React was never written in SML or Ocaml. It was originally called FaxJS, and the source code is published online.

A version of React was built to run in ReasonML, which is a flavor of Ocaml for the web, but Reason didn't even exist before React was fairly well established.



That's a nonsensical point, though. Building a proof of concept in a language and then rebuilding the practical implementation of it in another language and runtime doesn't make the two the same thing. If Notch had built a proof of concept of Minecraft in Python before building the Java version, we wouldn't say Minecraft was originally written in Python. There wasn't even a robust way to compile OCaml for the web in 2010/2011 even if you wanted to try to use the same code. My understanding is that zero SML or Ocaml related to React ever ran in production, which makes the assertion that it was used in anything other than an academic capacity moot.

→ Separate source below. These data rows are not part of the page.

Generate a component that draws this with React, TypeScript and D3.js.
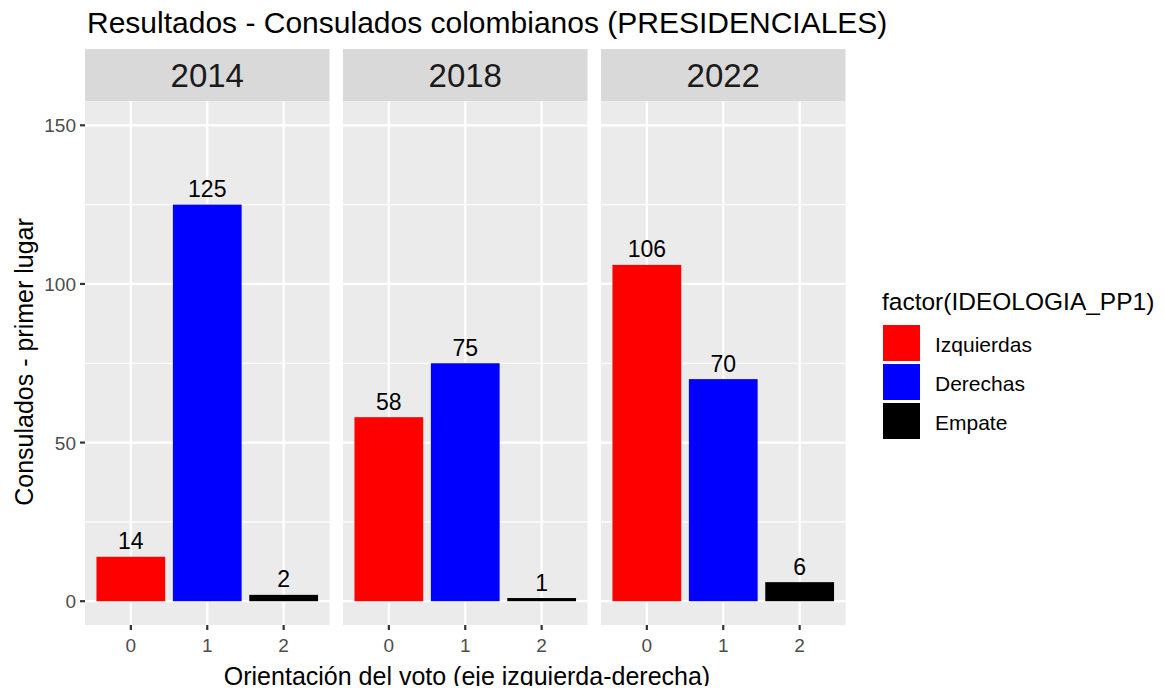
import React from "react";
import * as d3 from "d3";

const years = ["2014", "2018", "2022"];
const categories = ["0", "1", "2"];
const groups = ["Izquierdas", "Derechas", "Empate"];
const groupColors = ["#FF0000", "#0000FF", "#000000"];
const values2014 = [14, 125, 2];
const values2018 = [58, 75, 1];
const values2022 = [106, 70, 6];
const yTicks = [0, 50, 100, 150];
const yMinor = [25, 75, 125];

const seriesByYear = [values2014, values2018, values2022];

const W = 1165;
const H = 694;
const font = "'Liberation Sans', Arial, sans-serif";

const panelTop = 101.5;
const panelBottom = 625;
const stripTop = 49;
const firstLeft = 85;
const panelW = 244.5;
const gap = 13.5;

const y = d3.scaleLinear().domain([-7.5, 157.5]).range([panelBottom, panelTop]);
const color = d3.scaleOrdinal<string, string>().domain(categories).range(groupColors);

const Panel = ({ year, values, index }) => {
    const left = firstLeft + index * (panelW + gap);
    const x = d3.scaleBand()
        .domain(categories)
        .range([left, left + panelW])
        .paddingInner(0.1)
        .paddingOuter(0.15);
    const center = (c) => x(c) + x.bandwidth() / 2;

    return (
        <g>
            {/* strip */}
            <rect x={left} y={stripTop} width={panelW} height={panelTop - stripTop} fill="#D9D9D9" />
            <text x={left + panelW / 2} y={(stripTop + panelTop) / 2 + 12}
                textAnchor="middle" fontSize="33" fill="#1A1A1A">{year}</text>

            {/* panel */}
            <rect x={left} y={panelTop} width={panelW} height={panelBottom - panelTop} fill="#EBEBEB" />
            {yMinor.map((t) => (
                <line key={"m" + t} x1={left} x2={left + panelW} y1={y(t)} y2={y(t)} stroke="#fff" strokeWidth="1.2" />
            ))}
            {yTicks.map((t) => (
                <line key={"M" + t} x1={left} x2={left + panelW} y1={y(t)} y2={y(t)} stroke="#fff" strokeWidth="2.3" />
            ))}
            {categories.map((c) => (
                <line key={"v" + c} x1={center(c)} x2={center(c)} y1={panelTop} y2={panelBottom} stroke="#fff" strokeWidth="2.3" />
            ))}

            {/* bars */}
            {values.map((v, i) => (
                <rect key={"b" + i} x={x(categories[i])} y={y(v)} width={x.bandwidth()}
                    height={y(0) - y(v)} fill={color(categories[i])} />
            ))}
            {values.map((v, i) => (
                <text key={"t" + i} x={center(categories[i])} y={y(v) - 7.5}
                    textAnchor="middle" fontSize="23" fill="#000">{v}</text>
            ))}

            {/* x axis */}
            {categories.map((c) => (
                <g key={"x" + c}>
                    <line x1={center(c)} x2={center(c)} y1={panelBottom} y2={panelBottom + 5} stroke="#333" strokeWidth="2.2" />
                    <text x={center(c)} y={652} textAnchor="middle" fontSize="19" fill="#4D4D4D">{c}</text>
                </g>
            ))}
        </g>
    );
};

export default function App() {
    return (
        <svg width={W} height={H} style={{ display: "block", margin: "-8px", background: "#fff", fontFamily: font }}>
            <rect width={W} height={H} fill="#fff" />
            <text x={87} y={33} fontSize="30" fill="#000">Resultados - Consulados colombianos (PRESIDENCIALES)</text>

            {years.map((yr, i) => (
                <Panel key={yr} year={yr} values={seriesByYear[i]} index={i} />
            ))}

            {/* y axis */}
            {yTicks.map((t) => (
                <g key={"y" + t}>
                    <line x1={firstLeft - 5} x2={firstLeft} y1={y(t)} y2={y(t)} stroke="#333" strokeWidth="2.2" />
                    <text x={firstLeft - 9} y={y(t) + 7} textAnchor="end" fontSize="19" fill="#4D4D4D">{t}</text>
                </g>
            ))}
            <text transform={`translate(33, 362) rotate(-90)`}
                textAnchor="middle" fontSize="25" fill="#000">Consulados - primer lugar</text>
            <text x={467} y={685}
                textAnchor="middle" fontSize="25" fill="#000">Orientación del voto (eje izquierda-derecha)</text>

            {/* legend */}
            <text x={882} y={310} fontSize="24.5" fill="#000">factor(IDEOLOGIA_PP1)</text>
            {groups.map((g, i) => (
                <g key={g}>
                    <rect x={883} y={325 + i * 39} width={37} height={36} fill={groupColors[i]} />
                    <text x={935} y={352 + i * 39} fontSize="21" fill="#000">{g}</text>
                </g>
            ))}
        </svg>
    );
}
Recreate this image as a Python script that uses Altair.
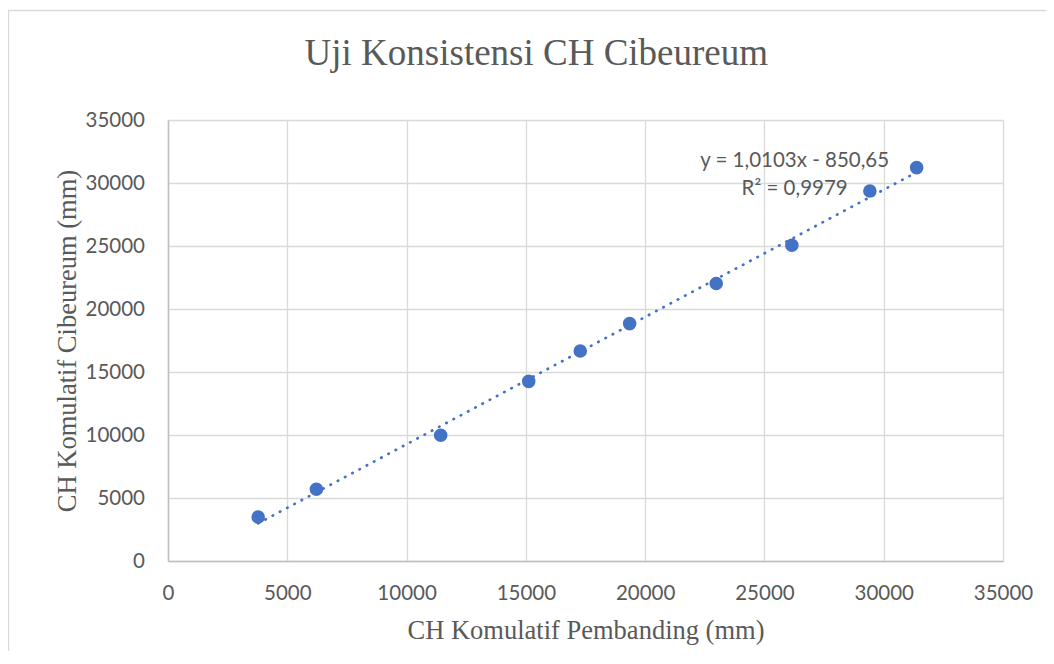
import altair as alt
import pandas as pd

# Data
x_pembanding = [3780, 6220, 11430, 15120, 17280, 19350, 22980, 26150, 29420, 31380]
y_cibeureum = [3490, 5690, 9980, 14260, 16670, 18840, 22020, 25060, 29370, 31220]
tick_values = [0, 5000, 10000, 15000, 20000, 25000, 30000, 35000]
eq_lines = ["y = 1,0103x - 850,65", "R\u00b2 = 0,9979"]
eq_pos_x = [26266]
eq_pos_y = [31270]
chart_title = "Uji Konsistensi CH Cibeureum"

df = pd.DataFrame({"x": x_pembanding, "y": y_cibeureum})
eq_df = pd.DataFrame({"x": eq_pos_x, "y": eq_pos_y})

W, H = 835, 441
BLUE = "#4472C4"
GRAY_TXT = "#595959"

xscale = alt.Scale(domain=[0, 35000], nice=False, zero=True)
yscale = alt.Scale(domain=[0, 35000], nice=False, zero=True)

x_axis = alt.Axis(
    values=tick_values, title="CH Komulatif Pembanding (mm)", ticks=False,
    labelPadding=22, labelFont="Lato", labelFontSize=20.5, labelColor=GRAY_TXT,
    labelFlush=False, labelOverlap=False,
    titleFont="Liberation Serif", titleFontSize=26.5, titleFontWeight="normal",
    titleColor=GRAY_TXT, titleBaseline="alphabetic", titleAlign="center",
    titleX=417.5, titleY=77.6, domainColor="#bfbfbf", domainWidth=1.5,
    gridColor="#d9d9d9", gridWidth=1.3, format="d",
)
y_axis = alt.Axis(
    values=tick_values, title="CH Komulatif Cibeureum (mm)", ticks=False,
    labelPadding=23.5, labelFont="Lato", labelFontSize=20.5, labelColor=GRAY_TXT,
    labelFlush=False, labelOverlap=False,
    titleFont="Liberation Serif", titleFontSize=26.5, titleFontWeight="normal",
    titleColor=GRAY_TXT, titleBaseline="alphabetic", titleAlign="center",
    titleAngle=270, titleX=-93, titleY=220.5, domainColor="#bfbfbf", domainWidth=1.5,
    gridColor="#d9d9d9", gridWidth=1.3, format="d",
)

base = alt.Chart(df)

border = alt.Chart(alt.Data(values=[{"b": 1}])).mark_rect(
    fillOpacity=0, stroke="#d9d9d9", strokeWidth=1.3
).encode(
    x=alt.value(-159.5), x2=alt.value(900), y=alt.value(-109.5), y2=alt.value(600)
)

title_mark = alt.Chart(alt.Data(values=[{"t": chart_title}])).mark_text(
    font="Liberation Serif", fontSize=37, color=GRAY_TXT,
    align="center", baseline="alphabetic",
).encode(
    text="t:N", x=alt.value(368.3), y=alt.value(-55)
)

trend = base.transform_regression("x", "y", method="linear").mark_line(
    color=BLUE, strokeWidth=2.7, strokeDash=[0.5, 7.7], strokeCap="round"
).encode(
    x=alt.X("x:Q", scale=xscale, axis=x_axis),
    y=alt.Y("y:Q", scale=yscale, axis=y_axis),
)

points = base.mark_circle(size=185, color=BLUE, opacity=1).encode(
    x=alt.X("x:Q", scale=xscale, axis=x_axis),
    y=alt.Y("y:Q", scale=yscale, axis=y_axis),
)

eq_text = alt.Chart(eq_df).mark_text(
    text=eq_lines, font="Lato", fontSize=20.5, color=GRAY_TXT,
    align="center", baseline="alphabetic", lineHeight=28.3,
).encode(
    x=alt.X("x:Q", scale=xscale, axis=x_axis),
    y=alt.Y("y:Q", scale=yscale, axis=y_axis),
)

chart = alt.layer(border, title_mark, trend, points, eq_text).properties(
    width=W, height=H,
    autosize=alt.AutoSizeParams(type="none"),
    padding={"left": 160, "top": 112, "right": 43, "bottom": 90},
).configure_view(stroke=None).configure(background="white")

chart.save("out.html", embed_options={"renderer": "svg", "actions": False})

Hell, Facebook's own XHP's interface (plus PHP/Hack's execution model) is more conceptually relatable to React, and its initial development predates Jordan's time at Facebook. It wasn't JavaScript, but at the very least it defined rails for writing applications that used the DOM.


React is and has always been javascript…


Not what the author of React says:

> Yes, the first prototype of React was written in SML; we then moved onto OCaml.

> Jordan transcribed the prototype into JS for adoption; the SML version of React, however great it might be, would have died in obscurity. The Reason project's biggest goal is to show that OCaml is actually a viable, incremental and familiar-looking choice. We've been promoting this a lot but I guess one blog post and testimonial helps way more.

https://news.ycombinator.com/item?id=15209814


Sure, a prototype of an idea that would eventually become React was rewritten into JS to create the initial seed of the software that would eventually be called React.